Painter nunca me desiludiu.
Como que convocado por este pensamento, o telefone tocou. Apenas um punhado de pessoas tinha este número. Lisa saltou para o aparelho e pegou nele. Nem se preocupou em confirmar que era Painter.
— Dá-me boas notícias — disse ela.
A voz dele estava cheia de estática, mas era tão bem-vinda.
— É magnetismo.
Ela tinha a certeza de que não tinha ouvido bem.
— Magnetismo?
Ela ouviu enquanto Painter explicava como tinha encontrado Kendall e que o homem tinha uma solução, uma resposta tão estranha como a própria doença.

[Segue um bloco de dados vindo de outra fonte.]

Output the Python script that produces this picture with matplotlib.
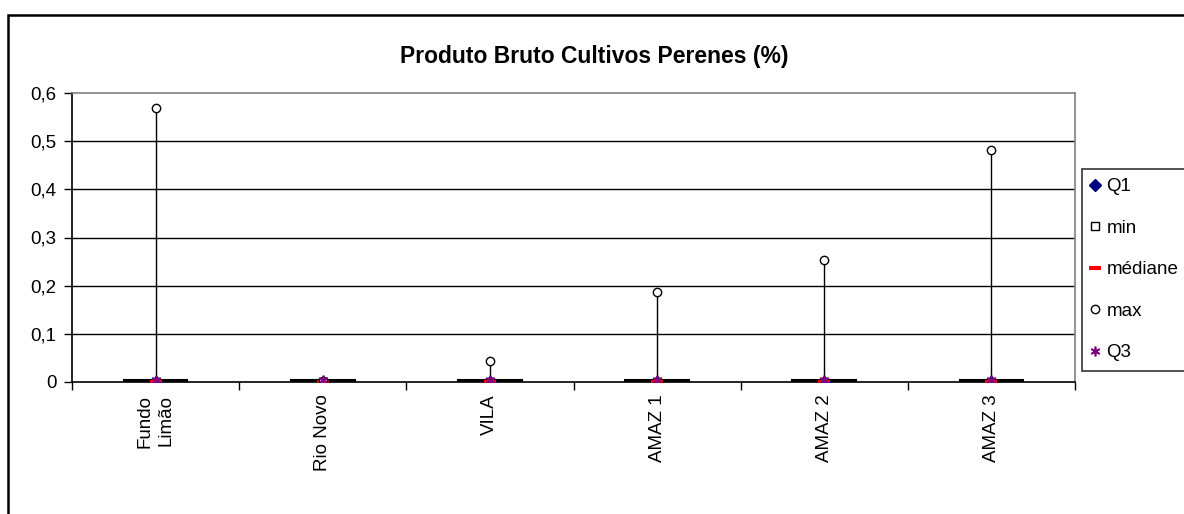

— Qualquer força magnética forte provavelmente serve — rematou Painter —, mas, de acordo com alguns testes efetuados, é necessário, e estou a citar, gerar um campo de força de pelo menos 0.465 Tesla usando um campo magnético estático.
Ela anotou rapidamente a informação numa folha de papel.
— O efeito deve ser praticamente imediato, pois esse campo magnético destrói o organismo a nível genético, não danificando qualquer outra coisa.
Oh, meu Deus…
Ela olhou fixamente pela janela, sabendo da força destrutiva prestes a ser libertada naquele lugar sem necessidade alguma.
Painter tinha informação adicional.
— Hess diz que a explosão nuclear não terá qualquer efeito neste organismo. Só conseguirá que se espalhe a uma maior distância e num raio mais amplo.
— Tenho de os impedir.
— Faz tudo o que puderes. Kat já está a tentar pelas cadeias de comando até lá acima para parar isto, mas conheces Washington. Temos menos de quarenta e cinco minutos para mover uma pedra que raramente se move.
— Já fui. — Ela desligou o telefone, sem mesmo se despedir. Virou-se para Jessup. Temos de ir buscar Nikko. Ele é a nossa única esperança.